Tags: C++, Programming, UIUC, Data Mining, Homework
In the class I'm taking (Intro to Data Mining) we get to implement a classifier. Alas... we must use either C++ or Java. I haven't programmed in either for quite a few years, and even with further pursuit I'm not allowed to use OCaml.
That's OK! Best to stretch my mind out a bit. I'm afraid I'm getting rusty at being multi-lingual in my old age anyway, so this is good exercise. First thing first, I have to read in the training data. But best start with the basic Hello World even before that. Google... I figure I'll start with the basics, and now I have:
#include <iostream>
using namespace std;
int main() {
cout << "Hello World!" << endl;
return 0;
}
I don't even remember doing that std namespace thing last time I programmed in C++. Oh well. It runs! So from there I just keep searching and adding...
... and just like magic I am now reading the file, parsing it, and counting the frequency of items. Ahh the hive mind!
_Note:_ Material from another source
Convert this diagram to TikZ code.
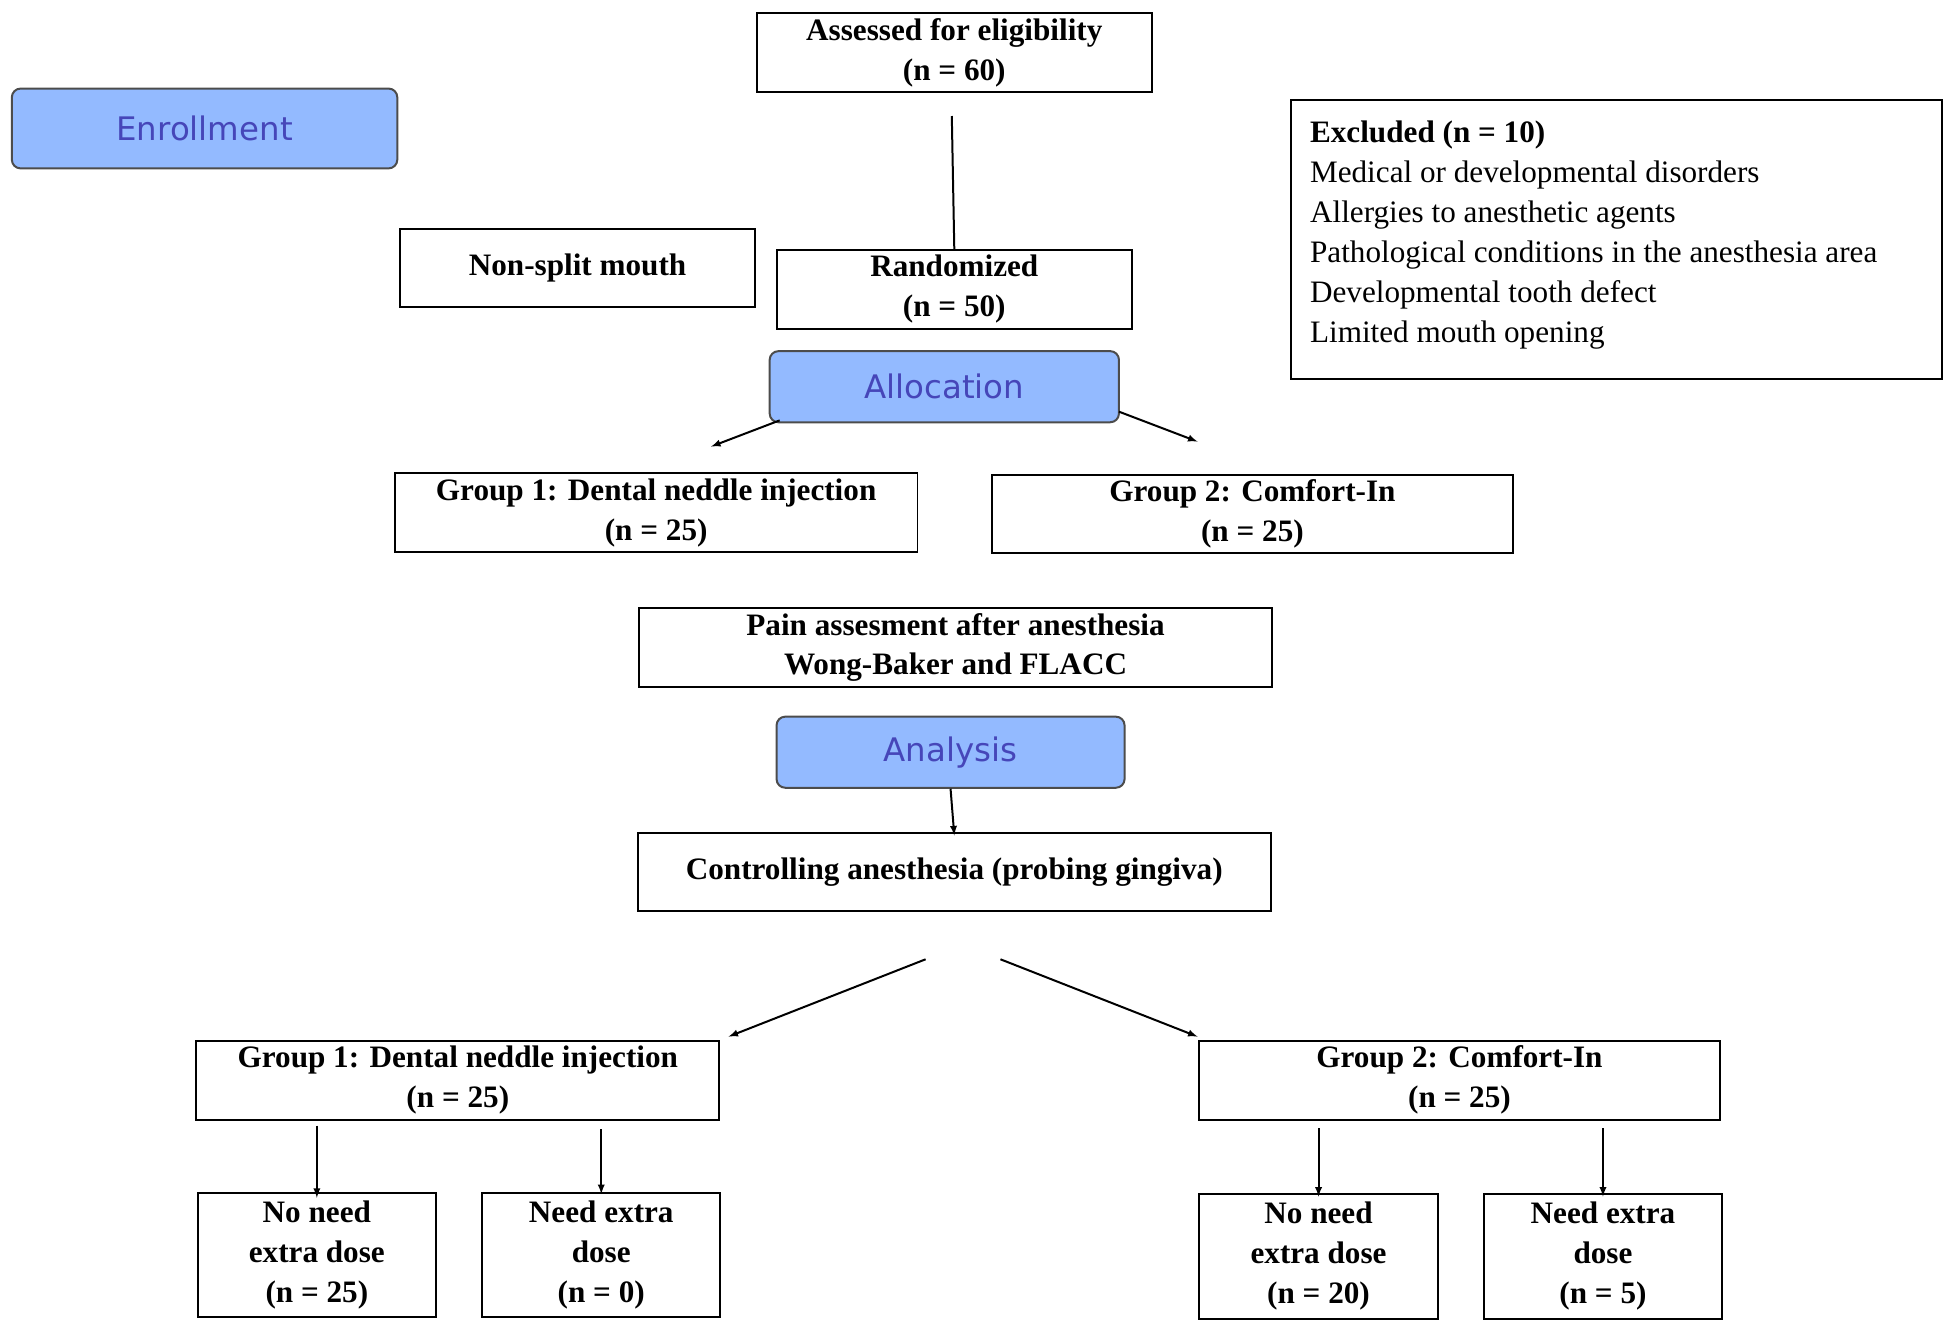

Here's the result... it's messy and unstructured but damn... it works!
// Compile: g++ -o demo main.cpp
#include <iostream>
#include <fstream>
#include <vector>
#include <boost/algorithm/string.hpp>
#include <map>
using namespace std;
typedef map<string, int> ItemSet;
int main() {
cout << "Hello World!" << endl;
ifstream fin("data/train1.txt");
// ifstream fin("data/small_train.txt");
string s;
vector< vector<string> > d;
ItemSet itemset;
while(getline(fin,s)) {
vector<string> row;
// cout << "Read from file: " << s << endl;
boost::split(row, s, boost::is_space());
d.push_back(row);
}
vector< vector<string> >::iterator d_iter;
vector<string>::iterator row_iter;
for(d_iter = d.begin(); d_iter != d.end(); d_iter++) {
cout << "[ ";
for(row_iter = d_iter->.begin(); row_iter != d_iter->end(); row_iter++) {
cout << *row_iter << " ";
itemset[*row_iter]++;
}
cout << "]" << endl;
}
cout << "Itemset:" << endl;
ItemSet::iterator itemset_iter;
for(itemset_iter = itemset.begin(); itemset_iter != itemset.end(); itemset_iter++) {
cout << itemset_iter->first << " : " << itemset_iter->second << endl;
}
return 0;
}
I'll keep going like this for a bit, but then I'll start organizing into actual objects and such. There is a good chance that I'll switch data structures, or perhaps not even bother keeping all this in memory. Most likely I'm also violating some other C++ socio-political norms. Fun!